Executive Vice President of the Jacksonville Chamber of Commerce Jerry Mallot agrees with Bernanke's views on the importance of focusing on early childhood education.  

"if we don’t do a good job in early childhood education then we have a real problem later on," says Mallot. "If we don’t produce the number of people with the right skill sets to be able to fill the jobs we’re trying to grow, you end up with a drag on the economy--people who are not able to actually operate to their potential."

Florida State College created its bachelor’s degree program in Early Childhood Education to educate and train teachers who can prepare our children for the future.

For Mesha Demps and her six-year-old daughter Lauren, reading is their favorite pastime.

“Lauren loves to go to the public library, loves to read, she’s been around books since she was inside,” says Mesha. “It makes me feel really good to know that she loves to read. I didn’t like reading when I was a child—especially at her young age, and so for me to have really gotten her at an early age, to enjoy reading, that really makes me feel good.”

Mesha wants to get more children hooked on reading and learning, so she’s pursuing a career in early childhood education.

“I want to teach kindergarten or first grade,” says Demps.

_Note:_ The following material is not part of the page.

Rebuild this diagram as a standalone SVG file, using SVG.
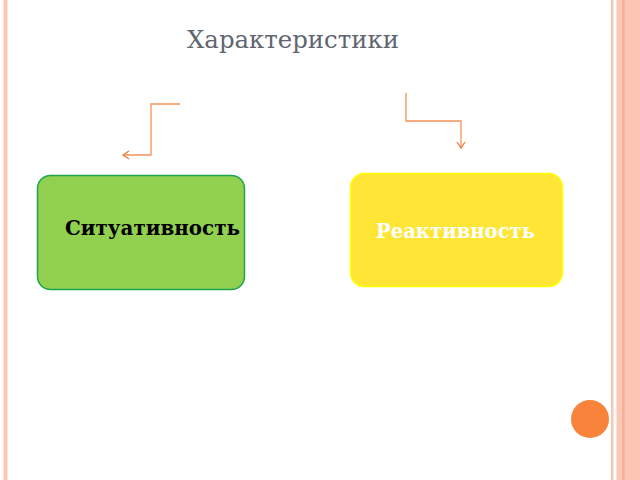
<svg xmlns="http://www.w3.org/2000/svg" width="640" height="480" viewBox="0 0 640 480">
<defs>
<style>
.conn{fill:none;stroke:#f39358;stroke-width:1.3}
.lbl{font-family:"DejaVu Serif","Liberation Serif",serif;font-weight:bold;font-size:20px}
</style>
<marker id="arr" markerWidth="10" markerHeight="10" refX="8" refY="5" orient="auto" markerUnits="userSpaceOnUse">
<path d="M2,1 L8,5 L2,9" fill="none" stroke="#ee7a3e" stroke-width="1.3"/>
</marker>
</defs>
<rect width="640" height="480" fill="#ffffff"/>
<g id="frame">
<rect x="3.5" y="0" width="4" height="480" fill="#fcc6b4"/>
<rect x="611" y="0" width="2.5" height="480" fill="#fcc6b4"/>
<rect x="616.5" y="0" width="23.5" height="480" fill="#fcc6b4"/>
<rect x="622" y="0" width="2.5" height="480" fill="#f7b098"/>
<circle cx="590" cy="419" r="19" fill="#f7843a"/>
</g>
<g id="title">
<text x="187" y="48" font-family="DejaVu Serif,Liberation Serif,serif" font-size="24" fill="#5f6670" textLength="212" lengthAdjust="spacingAndGlyphs">Характеристики</text>
</g>
<g id="connectors">
<path class="conn" d="M180,104 H151 V155 H123" marker-end="url(#arr)"/>
<path class="conn" d="M406,93 V121 H461 V148" marker-end="url(#arr)"/>
</g>
<g id="node-situativnost">
<rect x="37.5" y="175.5" width="207" height="114" rx="13" fill="#92d050" stroke="#1ea550" stroke-width="1.5"/>
<text class="lbl" x="65" y="235" fill="#000000" textLength="175" lengthAdjust="spacingAndGlyphs">Ситуативность</text>
</g>
<g id="node-reaktivnost">
<rect x="350.5" y="173.5" width="212" height="113" rx="14" fill="#ffe535" stroke="#ffff00" stroke-width="1.5"/>
<text class="lbl" x="376" y="238" fill="#ffffff" textLength="159" lengthAdjust="spacingAndGlyphs">Реактивность</text>
</g>
</svg>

Demps is getting her education and training at Florida State College at Jacksonville.
She earned her associate degree in Early Childhood Management in 2007—and waited to continue her education until Florida State College launched its bachelor’s degree in Early Childhood Education in 2010.

“I wanted to finish up here where I started,” says Mesha. “I am getting the quality that I really, really wanted and really needed.”

So what do Demps—and all of the students in the E-C-E program—need to succeed? We went to the largest employer of early childhood education graduates in the region—that’s Duval County Public Schools—to find out.

“We need teachers who are well-versed and skilled in teaching children very young, and it’s more than being a glorified babysitter. It’s about being an instructional leader in your classroom and working with children,” says Katherine LeRoy, Chief Academic Officer for DCPS. It’s also about “engaging children very, very early, teaching them how to critically think, how to connect content areas together, and how to make sense of the real world.”

LeRoy says the District works closely with Florida State College to make sure E-C-E graduates will not only meet—but exceed—the needs of ALL early-ed employers.

“We want to make sure we’re on top of the best practices, so we’re constantly reinventing ourselves and we’re constantly focusing on programmatic improvements,” says Interim Dean Kathlene Holmes. “My purpose is to make sure students are truly prepared and they really can go into that classroom and impact student lives.”

That’s why the College offers small class sizes, 700-plus hours of field experience for students to develop their technical skills, a 14-week full-time internship for students to develop professional skills, online and hybrid courses, the latest teaching and learning technology—that includes e-portfolios graduates can use to effectively showcase their achievements to prospective employers, and a faculty that… rocks.

“We have an amazing staff. Our full-time faculty is made up of all former teachers. Some taught in the state of Florida, others taught in other states and I actually think that is even more powerful because you’re not only bringing the perspective of Florida, you’re looking at a national lens. On top of that, our adjuncts are currently teaching in the field, some are principals, which means they hire our students and that to me means a lot,” says Holmes.

Adjunct Professor Vicki VanGundy is a National Board Certified kindergarten teacher who brings a busload of current, real experience to her Florida State College classes.
She—LITERALLY—hauls that experience over from Hendricks Avenue Elementary School every day.

“It’s a really nice balance,” says VanGundy. “I’m very up to date on the modern trends, and then also the fact that I’m in the kindergarten classroom, I bring the knowledge of what these students are doing, day-in and day-out. Not just the teaching but also the data collection, the paperwork, it’s the conferencing, it’s the organization of taking those students forward.”

“We are preparing the future and I don’t think that there is any career that’s as important as teaching,” says Holmes.

Demps agrees. That’s why she plans to earn her Master’s degree while she’s teaching, so she can come back to Florida State College and teach the next generations of Northeast Florida’s teachers.

“We teach the doctors and we teach the lawyers, we mold them; as early childhood educators, that’s what we do. They are our future.”